Q: Should I rent near Nelson Place if I work from home? A: Only if you understand the trade. Nelson Place gives you food, water views and an easy after-work reset, but it also brings visitors, parking competition and more weekend noise. That can be manageable in a well-built apartment or a home with bedrooms and work areas facing away from the street. It can be irritating in an older place with thin windows or no parking. Inspect during a busy period if possible, because a quiet weekday viewing can misrepresent summer and weekend conditions.
Q: Is a one-bedroom rental enough for remote work in Williamstown? A: A one-bedroom can work for a solo renter with disciplined setup, but it is risky if you spend full days on video calls or share the space with a partner. At around the mid-$400s per week for a 1BR unit, you are not paying bargain rent, so the layout has to earn its keep. Look for a genuine desk wall, strong natural light, heating and cooling in the work zone, and enough separation from the kitchen and bed. A cheap-looking floor plan can become expensive in daily frustration.
Q: How is the commute from Williamstown when office days happen? A: The train is the sensible default for CBD office days, especially if you are near Williamstown, Williamstown Beach or North Williamstown stations. Driving can be fine outside peak periods but becomes less appealing when parking, bridge approaches and inner-west traffic enter the equation. The suburb suits hybrid workers who go in two or three days a week more than people who need cross-city car travel every morning. Before signing a lease, test the commute at your actual office time, not a weekend estimate.

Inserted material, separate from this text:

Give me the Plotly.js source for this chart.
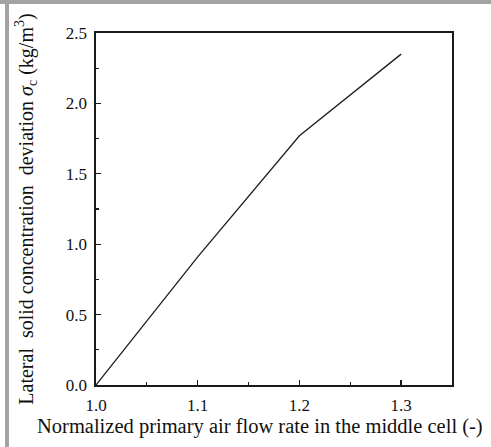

Q: What are the main downsides for remote workers? A: The first downside is limited dedicated work infrastructure: fewer coworking choices, fewer late venues and less professional backup if home internet or concentration fails. The second is rent pressure, especially for small homes that still need to function as offices. The third is seasonality around the waterfront, where nice weather can bring noise and parking stress. Finally, some older dwellings are charming but poor for all-day work because of insulation, heat, cold, window noise or awkward power-point placement.
Q: Where should I take laptop breaks or casual work meals? A: Ferguson Street is the practical everyday strip because it gives you cafes, lunch and errands without making the whole break feel like a tourist loop. Crowded House is an easy anchor for breakfast or lunch, and Hanoi Pho gives you a low-fuss meal when you need to get back to work. Nelson Place is better for a longer reset or dinner after shutting the laptop. Be considerate with laptops in small cafes: buy properly, avoid peak meal periods, and do not treat a table as rented office space.
Q: Is Williamstown worth the rent premium over Newport or Spotswood? A: It is worth it if the bay, established streets and walkable village feel genuinely improve your working week. If you are mostly chasing a desk, a train and cheaper rent, Newport or Spotswood may be more rational. Williamstown makes sense when you will use the water, local food, quieter residential pockets and after-work walks often enough to justify the extra cost. The mistake is paying Williamstown rent while living as if you are in a generic apartment anywhere in the inner west.